TASK BRIEF
Show every line that has the string "this" in it.

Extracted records

>>>

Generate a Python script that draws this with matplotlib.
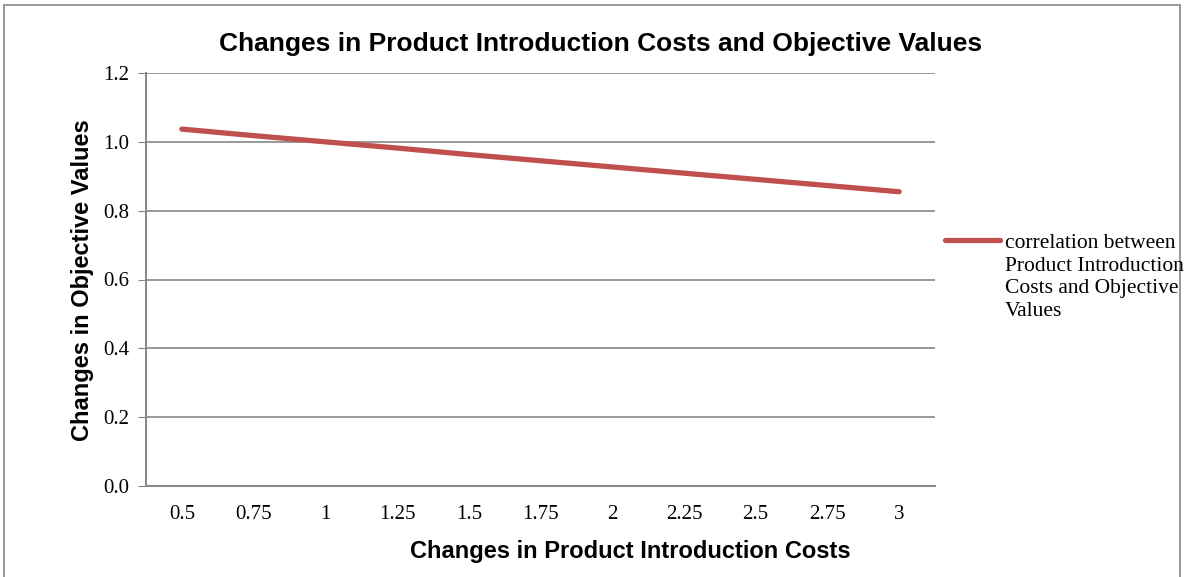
import matplotlib.pyplot as plt
from matplotlib.patches import Rectangle
from matplotlib.lines import Line2D

# ========= datos =========
cost_labels = ["0.5", "0.75", "1", "1.25", "1.5", "1.75", "2", "2.25", "2.5", "2.75", "3"]
objective_values = [1.037, 1.018, 1.000, 0.982, 0.963, 0.945, 0.927, 0.909, 0.891, 0.873, 0.855]
y_ticks = [0.0, 0.2, 0.4, 0.6, 0.8, 1.0, 1.2]
series_label = "correlation between\nProduct Introduction\nCosts and Objective\nValues"

line_color = "#C0504D"
grid_color = "#868686"
serif = "Liberation Serif"
sans = "Liberation Sans"
W, H = 1184, 577

# ========= figura =========
fig = plt.figure(figsize=(W / 100, H / 100), dpi=100)
ax = fig.add_axes([146 / W, 1 - 486 / H, (935 - 146) / W, (486 - 73) / H])

pos = range(len(cost_labels))
ax.plot(list(pos), objective_values, color=line_color, lw=3.8,
        solid_capstyle="round")

ax.set_xlim(-0.5, len(cost_labels) - 0.5)
ax.set_ylim(0, 1.2)
ax.set_yticks(y_ticks)
ax.set_yticklabels([f"{v:.1f}" for v in y_ticks], fontfamily=serif, fontsize=15)
ax.set_xticks(list(pos))
ax.set_xticklabels(cost_labels, fontfamily=serif, fontsize=15)
ax.tick_params(axis="x", length=0, pad=14)
ax.tick_params(axis="y", length=6, color=grid_color, pad=6)

ax.grid(axis="y", color=grid_color, lw=1.2)
ax.set_axisbelow(True)
for s in ["top", "right"]:
    ax.spines[s].set_visible(False)
for s in ["left", "bottom"]:
    ax.spines[s].set_color(grid_color)
    ax.spines[s].set_linewidth(1.4)

# título centrado en el gráfico completo
fig.text(601 / W, 1 - 44 / H, "Changes in Product Introduction Costs and Objective Values",
         fontfamily=sans, fontweight="bold", fontsize=19, ha="center", va="center")
ax.set_xlabel("Changes in Product Introduction Costs",
              fontfamily=sans, fontweight="bold", fontsize=17)
ax.xaxis.set_label_coords((630 - 146) / (935 - 146), -0.13)
ax.set_ylabel("Changes in Objective Values",
              fontfamily=sans, fontweight="bold", fontsize=17)
ax.yaxis.set_label_coords(-(146 - 94) / (935 - 146), (486 - 280) / (486 - 73))

# leyenda a la derecha
fig.add_artist(Line2D([945 / W, 1000 / W], [1 - 240 / H, 1 - 240 / H],
                      transform=fig.transFigure, color=line_color, lw=3.8,
                      solid_capstyle="round"))
fig.text(1005 / W, 1 - 234 / H, series_label, fontfamily=serif, fontsize=15.5,
         va="top", ha="left", linespacing=1.26)

# borde del gráfico
fig.add_artist(Rectangle((4 / W, -0.1), 1176 / W, 1.1 - 5 / H,
                         transform=fig.transFigure, fill=False,
                         edgecolor=grid_color, lw=1.2))

fig.savefig("out.png", dpi=100)
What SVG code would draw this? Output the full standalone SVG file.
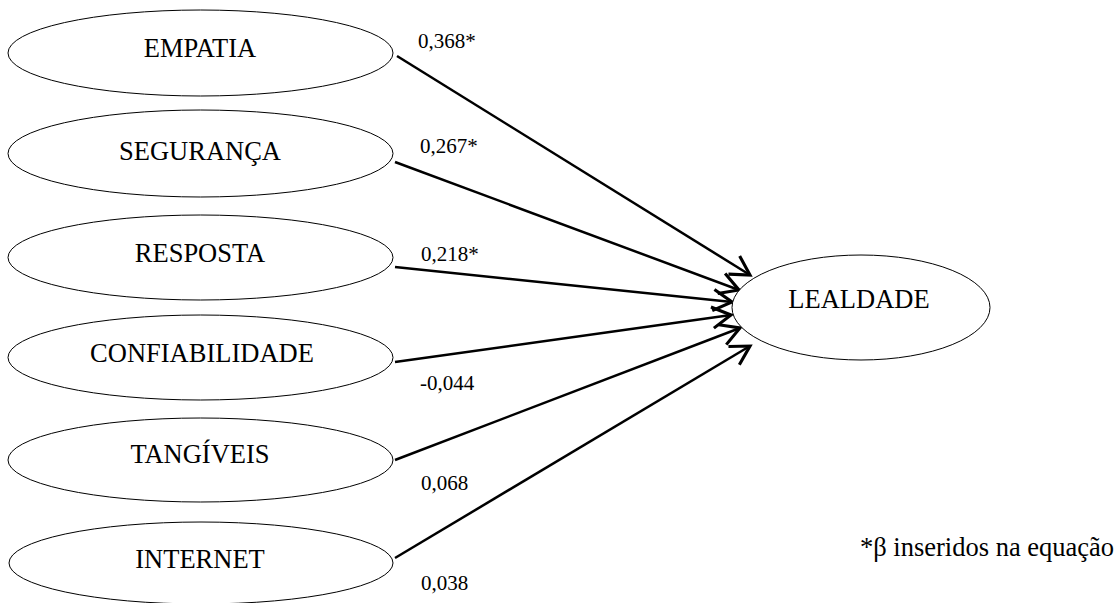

<<<

EXERCISE ANSWER
Generate a Python script that draws this with matplotlib.
What SVG code would draw this? Output the full standalone SVG file.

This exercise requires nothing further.